With the successful test of its first anti-satellite (ASAT) weapon, China has once again highlighted its impressive achievements in space technology. At the same time, the test is refuelling debate around the world, particularly in the US, between proponents of regulating the use of outer space and those who insist on America’s absolute free reign in this realm. But the niggling question with regard to the test is whether this test is a signal aimed at bringing the Americans to the negotiating table for a space-weapons treaty?
Many experts believe that China conducted the test to compel the US administration to negotiate a treaty forbidding such weapons. Till now, the US vetoed Russian and Chinese proposals in this regard on the ground that it would restrict and violate American “freedom of action” in space. However, according to the 2004 International Union of Concerned Scientists Report, both China and Russia have pushed for an international ban on space weapons since 2002, but the US has refused to negotiate. No current international treaties or agreements prohibit anti-satellite tests. The 1967 Outer Space Treaty mandates notification of manoeuvres in space, and holds countries liable for their actions, meaning commercial operators could sue China for damages if their satellites were to be hit by debris.

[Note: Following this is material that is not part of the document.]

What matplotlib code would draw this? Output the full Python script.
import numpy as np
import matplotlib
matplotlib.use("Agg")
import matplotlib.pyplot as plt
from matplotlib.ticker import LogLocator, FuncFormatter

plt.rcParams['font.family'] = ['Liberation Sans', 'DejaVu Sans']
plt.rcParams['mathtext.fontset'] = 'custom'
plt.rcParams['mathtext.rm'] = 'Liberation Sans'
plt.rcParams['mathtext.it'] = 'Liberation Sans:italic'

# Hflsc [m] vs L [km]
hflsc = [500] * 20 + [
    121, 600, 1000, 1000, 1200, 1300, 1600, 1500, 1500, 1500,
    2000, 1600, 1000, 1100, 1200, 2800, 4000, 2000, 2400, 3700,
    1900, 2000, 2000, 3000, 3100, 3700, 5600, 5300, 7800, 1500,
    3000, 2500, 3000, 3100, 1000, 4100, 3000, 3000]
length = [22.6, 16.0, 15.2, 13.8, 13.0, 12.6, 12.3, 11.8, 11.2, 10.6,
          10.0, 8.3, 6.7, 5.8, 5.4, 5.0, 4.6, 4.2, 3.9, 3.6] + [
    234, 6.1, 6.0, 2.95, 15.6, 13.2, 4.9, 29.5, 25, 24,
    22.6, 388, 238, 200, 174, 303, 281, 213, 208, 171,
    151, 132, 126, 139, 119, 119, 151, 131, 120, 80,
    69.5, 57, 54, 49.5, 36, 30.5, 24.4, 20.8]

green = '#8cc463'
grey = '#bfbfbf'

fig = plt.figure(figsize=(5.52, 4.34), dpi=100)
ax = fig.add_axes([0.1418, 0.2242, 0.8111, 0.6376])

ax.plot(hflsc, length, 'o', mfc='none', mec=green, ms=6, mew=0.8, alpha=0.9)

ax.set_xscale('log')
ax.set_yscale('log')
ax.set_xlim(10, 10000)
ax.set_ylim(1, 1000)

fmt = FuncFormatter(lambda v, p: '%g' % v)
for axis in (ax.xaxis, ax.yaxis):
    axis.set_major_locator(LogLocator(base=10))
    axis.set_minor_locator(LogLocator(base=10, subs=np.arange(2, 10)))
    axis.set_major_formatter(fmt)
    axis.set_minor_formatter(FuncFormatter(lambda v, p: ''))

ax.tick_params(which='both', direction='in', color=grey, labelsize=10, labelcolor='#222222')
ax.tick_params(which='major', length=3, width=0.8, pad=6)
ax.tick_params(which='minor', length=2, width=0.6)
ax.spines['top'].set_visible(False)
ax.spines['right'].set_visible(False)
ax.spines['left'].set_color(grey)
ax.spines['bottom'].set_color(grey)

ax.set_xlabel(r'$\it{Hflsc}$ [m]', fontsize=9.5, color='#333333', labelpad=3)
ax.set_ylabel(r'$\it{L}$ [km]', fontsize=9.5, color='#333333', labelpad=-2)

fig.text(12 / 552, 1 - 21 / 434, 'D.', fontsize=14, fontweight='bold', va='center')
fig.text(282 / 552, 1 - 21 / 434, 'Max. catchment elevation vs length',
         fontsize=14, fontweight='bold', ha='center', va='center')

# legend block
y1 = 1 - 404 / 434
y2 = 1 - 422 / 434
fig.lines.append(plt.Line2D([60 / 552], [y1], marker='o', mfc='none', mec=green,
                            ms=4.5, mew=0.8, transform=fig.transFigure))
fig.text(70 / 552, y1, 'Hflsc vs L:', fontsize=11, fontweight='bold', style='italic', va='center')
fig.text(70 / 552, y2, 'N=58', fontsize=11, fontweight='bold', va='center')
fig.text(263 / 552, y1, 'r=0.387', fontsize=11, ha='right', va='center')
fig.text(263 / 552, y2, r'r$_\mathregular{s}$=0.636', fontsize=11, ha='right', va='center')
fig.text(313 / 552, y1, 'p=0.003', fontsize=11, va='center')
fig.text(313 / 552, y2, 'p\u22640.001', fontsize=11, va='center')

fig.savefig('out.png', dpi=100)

Experts around the world are also debating whether this test is an indication that China intends to take on the US in an arms race in space. It is assumed that China’s space aspiration poses significant security concerns for the rest of the world. After the US and the former Soviet Union, China is the first country since 1985 to destroy a satellite in space and only the third country to master this technology. Many scientists and specialists fear that this test is a clear signal that if China can shoot down its own orbiter it could also attack satellites operated by other nations. Though the Chinese government has always argued that most of its space programmes have commercial and scientific purposes, undoubtedly improved space technology will add enough strength to the overall Chinese military strength. In fact, China’s space programme, recent military doctrine, and current research efforts indicate that it is taking space very seriously and recognizes the importance of getting control over outer space. As this test faced worldwide reactions and protests, the Chinese foreign ministry spokesman said “…our principle stand is to promote the peaceful use of space” and “we oppose militarization of space”. But this assurance from the Chinese government has not satisfied other countries like Japan, India and particularly the United States, which fears that the surprising anti-satellite test is an attempt by China to start an arms race in space.

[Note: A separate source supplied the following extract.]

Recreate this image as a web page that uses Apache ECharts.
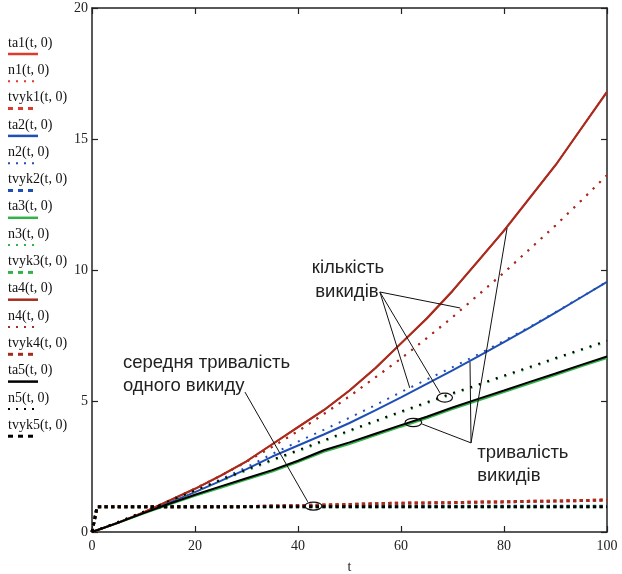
<!DOCTYPE html>
<html>
<head>
<meta charset="utf-8">
<script src="https://cdn.jsdelivr.net/npm/echarts@6/dist/echarts.min.js"></script>
<style>
  html, body { margin: 0; padding: 0; background: #fff; }
  #chart { width: 622px; height: 574px; }
</style>
</head>
<body>
<div id="chart"></div>
<script>
// час t
var tValues = [0, 5, 10, 15, 20, 25, 30, 35, 40, 45, 50, 55, 60, 65, 70, 75, 80, 85, 90, 95, 100]
// сумарна тривалість викидів
var ta1 = [0, 0.35, 0.75, 1.2, 1.65, 2.15, 2.7, 3.35, 4.0, 4.65, 5.4, 6.25, 7.2, 8.15, 9.2, 10.35, 11.5, 12.75, 14.0, 15.4, 16.8]
var ta2 = [0, 0.36, 0.73, 1.12, 1.52, 1.95, 2.4, 2.88, 3.3, 3.72, 4.16, 4.64, 5.14, 5.65, 6.17, 6.7, 7.25, 7.8, 8.37, 8.96, 9.55]
var ta3 = [0, 0.34, 0.7, 1.05, 1.38, 1.69, 2.0, 2.31, 2.67, 3.06, 3.36, 3.69, 4.02, 4.34, 4.69, 5.02, 5.34, 5.67, 5.99, 6.32, 6.64]
var ta4 = [0, 0.35, 0.75, 1.2, 1.65, 2.15, 2.7, 3.35, 4.0, 4.65, 5.4, 6.25, 7.2, 8.15, 9.2, 10.35, 11.5, 12.75, 14.0, 15.4, 16.8]
var ta5 = [0, 0.35, 0.72, 1.08, 1.42, 1.74, 2.05, 2.36, 2.72, 3.12, 3.42, 3.75, 4.08, 4.4, 4.75, 5.08, 5.4, 5.73, 6.05, 6.38, 6.7]
// кількість викидів
var n1 = [0, 0.35, 0.75, 1.2, 1.65, 2.15, 2.68, 3.25, 3.85, 4.5, 5.18, 5.9, 6.62, 7.4, 8.2, 9.05, 9.9, 10.8, 11.7, 12.65, 13.62]
var n2 = [0, 0.37, 0.75, 1.15, 1.57, 2.01, 2.47, 2.98, 3.45, 3.9, 4.36, 4.84, 5.34, 5.82, 6.29, 6.78, 7.3, 7.83, 8.39, 8.97, 9.55]
var n3 = [0, 0.37, 0.76, 1.15, 1.55, 1.94, 2.34, 2.72, 3.08, 3.46, 3.84, 4.2, 4.56, 4.91, 5.26, 5.59, 5.93, 6.26, 6.6, 6.93, 7.26]
var n4 = [0, 0.35, 0.75, 1.2, 1.65, 2.15, 2.68, 3.25, 3.85, 4.5, 5.18, 5.9, 6.62, 7.4, 8.2, 9.05, 9.9, 10.8, 11.7, 12.65, 13.62]
var n5 = [0, 0.38, 0.78, 1.18, 1.58, 1.98, 2.38, 2.76, 3.12, 3.5, 3.88, 4.24, 4.6, 4.95, 5.3, 5.63, 5.97, 6.3, 6.64, 6.97, 7.3]
// середня тривалість одного викиду
var tvykT = [0, 1, 5, 10, 15, 20, 25, 30, 35, 40, 45, 50, 55, 60, 65, 70, 75, 80, 85, 90, 95, 100]
var tvyk1 = [0, 0.96, 0.96, 0.96, 0.96, 0.96, 0.96, 0.97, 0.99, 1.01, 1.03, 1.05, 1.08, 1.1, 1.11, 1.12, 1.14, 1.15, 1.17, 1.18, 1.2, 1.22]
var tvyk2 = [0, 0.96, 0.96, 0.96, 0.96, 0.96, 0.96, 0.97, 0.98, 0.985, 0.985, 0.985, 0.985, 0.985, 0.985, 0.985, 0.985, 0.985, 0.985, 0.985, 0.985, 0.985]
var tvyk3 = [0, 0.96, 0.96, 0.96, 0.96, 0.96, 0.96, 0.96, 0.96, 0.96, 0.96, 0.96, 0.96, 0.96, 0.96, 0.96, 0.96, 0.96, 0.96, 0.96, 0.96, 0.96]
var tvyk4 = [0, 0.96, 0.96, 0.96, 0.96, 0.96, 0.96, 0.97, 0.99, 1.01, 1.03, 1.05, 1.08, 1.1, 1.11, 1.12, 1.14, 1.15, 1.17, 1.18, 1.2, 1.22]
var tvyk5 = [0, 0.96, 0.96, 0.96, 0.96, 0.96, 0.96, 0.96, 0.96, 0.96, 0.96, 0.96, 0.96, 0.96, 0.96, 0.96, 0.96, 0.96, 0.96, 0.96, 0.96, 0.96]

var seriesNames = ['ta1(t, 0)', 'n1(t, 0)', 'tvyk1(t, 0)', 'ta2(t, 0)', 'n2(t, 0)', 'tvyk2(t, 0)',
  'ta3(t, 0)', 'n3(t, 0)', 'tvyk3(t, 0)', 'ta4(t, 0)', 'n4(t, 0)', 'tvyk4(t, 0)',
  'ta5(t, 0)', 'n5(t, 0)', 'tvyk5(t, 0)']
var seriesValues = [ta1, n1, tvyk1, ta2, n2, tvyk2, ta3, n3, tvyk3, ta4, n4, tvyk4, ta5, n5, tvyk5]
var groupColors = ['#dd3b2e', '#1f4fb5', '#33b249', '#a52c1e', '#000000']

var serif = '"Liberation Serif", "DejaVu Serif", serif'
var sans = '"Liberation Sans", Arial, sans-serif'

function pairs (xs, ys) {
  return xs.map(function (x, i) { return [x, ys[i]] })
}

var series = seriesValues.map(function (vals, i) {
  var kind = i % 3 // 0 - суцільна, 1 - точки, 2 - штрихи
  var style = { color: groupColors[Math.floor(i / 3)], width: 2, type: 'solid' }
  if (kind === 1) { style.type = [2, 7]; style.width = 2 }
  if (kind === 2) { style.type = [3.3, 3.3]; style.width = 3 }
  return {
    name: seriesNames[i],
    type: 'line',
    data: pairs(kind === 2 ? tvykT : tValues, vals),
    showSymbol: false,
    lineStyle: style,
    color: style.color,
    z: 2 + i,
    animation: false
  }
})

var axisLine = { show: true, onZero: false, lineStyle: { color: '#222', width: 1.5 } }
var axisTick = { show: true, inside: true, length: 6, lineStyle: { color: '#222', width: 1.2 } }

var option = {
  animation: false,
  grid: { left: 92, right: 15, top: 8, bottom: 42, outerBoundsMode: 'none' },
  xAxis: [{
    type: 'value', min: 0, max: 100, interval: 20, position: 'bottom',
    name: 't', nameLocation: 'middle', nameGap: 28,
    nameTextStyle: { fontFamily: serif, fontSize: 14, color: '#222' },
    axisLine: axisLine, axisTick: axisTick, splitLine: { show: false },
    axisLabel: { fontFamily: serif, fontSize: 14, color: '#222', margin: 7 }
  }, {
    type: 'value', min: 0, max: 100, interval: 20, position: 'top',
    axisLine: axisLine, axisTick: axisTick, splitLine: { show: false },
    axisLabel: { show: false }
  }],
  yAxis: [{
    type: 'value', min: 0, max: 20, interval: 5, position: 'left',
    axisLine: axisLine, axisTick: axisTick, splitLine: { show: false },
    axisLabel: { fontFamily: serif, fontSize: 14, color: '#222', margin: 4 }
  }, {
    type: 'value', min: 0, max: 20, interval: 5, position: 'right',
    axisLine: axisLine, axisTick: axisTick, splitLine: { show: false },
    axisLabel: { show: false }
  }],
  series: series
}

var myChart = echarts.init(document.getElementById('chart'))
myChart.setOption(option)

// легенда зліва: назва, під нею зразок лінії
var graphics = []
seriesNames.forEach(function (name, i) {
  var y = 43 + i * 27.3
  var kind = i % 3
  graphics.push({
    type: 'text', left: 8, top: y - 7,
    style: { text: name, font: '14px ' + serif, fill: '#111' }
  })
  var ls = { stroke: groupColors[Math.floor(i / 3)], lineWidth: 2.5 }
  if (kind === 1) { ls.lineDash = [2, 6]; ls.lineWidth = 2 }
  if (kind === 2) { ls.lineDash = [5, 5]; ls.lineWidth = 3 }
  graphics.push({
    type: 'line', shape: { x1: 8, y1: y + 11, x2: 38, y2: y + 11 }, style: ls
  })
})

// підписи та виноски в координатах даних
function px (t, v) {
  return myChart.convertToPixel({ xAxisIndex: 0, yAxisIndex: 0 }, [t, v])
}
function addText (str, t, v, align) {
  var p = px(t, v)
  graphics.push({
    type: 'text', x: p[0], y: p[1],
    style: { text: str, font: '18.5px ' + sans, fill: '#222', align: align, verticalAlign: 'middle' }
  })
}
function addLine (a, b) {
  var p1 = px(a[0], a[1])
  var p2 = px(b[0], b[1])
  graphics.push({
    type: 'line', shape: { x1: p1[0], y1: p1[1], x2: p2[0], y2: p2[1] },
    style: { stroke: '#111', lineWidth: 1 }, z: 50
  })
}
function addEllipse (t, v, rx, ry) {
  var p = px(t, v)
  graphics.push({
    type: 'ellipse', shape: { cx: p[0], cy: p[1], rx: rx, ry: ry },
    style: { fill: 'none', stroke: '#111', lineWidth: 1.2 }, z: 50
  })
}

addText('кількість', 49.7, 10.08, 'center')
addText('викидів', 49.5, 9.16, 'center')
addText('середня тривалість', 6.0, 6.45, 'left')
addText('одного викиду', 6.0, 5.57, 'left')
addText('тривалість', 74.8, 3.02, 'left')
addText('викидів', 74.8, 2.14, 'left')

var vA = [55.9, 9.16]
addLine(vA, [71.5, 8.55])
addLine(vA, [61.7, 5.5])
addLine(vA, [67.6, 5.3])
addEllipse(68.5, 5.13, 7.7, 4.5)

var vB = [73.6, 3.4]
addLine(vB, [80.6, 11.6])
addLine(vB, [73.4, 6.49])
addLine(vB, [64.1, 4.12])
addEllipse(62.4, 4.18, 8.3, 4.2)

addLine([29.7, 5.34], [41.9, 1.15])
addEllipse(43.0, 0.99, 8.5, 4)

myChart.setOption({ graphic: graphics })
</script>
</body>
</html>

From India’s perspective, there is an urgent concern among scientists to review the country’s space initiatives. In recent times, though India has shown increasing interest in space technology, nothing much has been concretised to give direction to these interests. More surprisingly, as of now, India does not have a manned space programme. Only in November 2006 did India successfully test an anti-ballistic missile system that used a hit-to-kill vehicle. In a recent discussion on the Chinese ASAT test, DRDO scientists stated that India would take the necessary steps to counter Chinese ASAT capabilities, including through the use of ballistic missiles. But the real concern is that the Chinese military can threaten the imaging and reconnaissance satellites operated by the US, Japan, Russia, Israel, India and Europe. This test gives an advantage to the Chinese to track and destroy US spy satellites. Former advisor to DRDO and Director of IDSA, K. Santhanam expressed serious concerns about china’s ASAT test when he said that “China’s ASAT test is definitely a concern for all countries with satellite launch capabilities. Satellites, after all, form an important part of C3I (communications, command, control and intelligence) systems.”
As part of its future space plan, China is working on a new version of its long-range rocket, which is expected to be ready for testing in 2008. Also, in another major plan, China is engaged in setting up an 80-hectare centre for developing rockets and satellites in South-West Shanghai. Many Indian scientists argue that China is working on several types of “new concept” weapons systems, includes radio frequency (RF) weapons, which can be used effectively with this new satellite programme.
Looking at the future, Chinese researchers are giving prime importance to the field of space debris research work. The focus at the moment is to reduce space debris and protect space objects, especially manned spacecraft. According to Guo Baozhu, vice-administrator of China’s National Space Administration, in the near future, “Chinese researchers will go in-depth in all aspects of space debris research.” Going further, Luan Enjie, director of the Chinese National Space Administration, outlines that steps have been taken for an unmanned lunar programme, which involves one or more lunar orbit missions in the near future.
The long-term Chinese objectives are to establish a strategic balance with countries like the United States and Russia, and to break up their monopoly on utilization of space. In fact, China’s apparent success in conducting this anti-satellite test signals that its rising military intends to contest US supremacy in space. It will certainly help in weakening America’s capabilities in information warfare. At the same time, Chinese security officials have a clear understanding of the way that the United States envisions the use of space in future strategic arrangements.
To boost its space capabilities further, Beijing is spending relatively significant government resources and, moreover, has increased defence spending by 10 per cent every year since 1990. Liu Jibin, the Chinese minister for the Commission of Technology and Industry for National Defence says that “space development is a reflection of comprehensive national strength.” Thus, if economic conditions were to remain robust, space expenditure, whether for military or civil purposes, will remain a prime factor in China’s future space policy.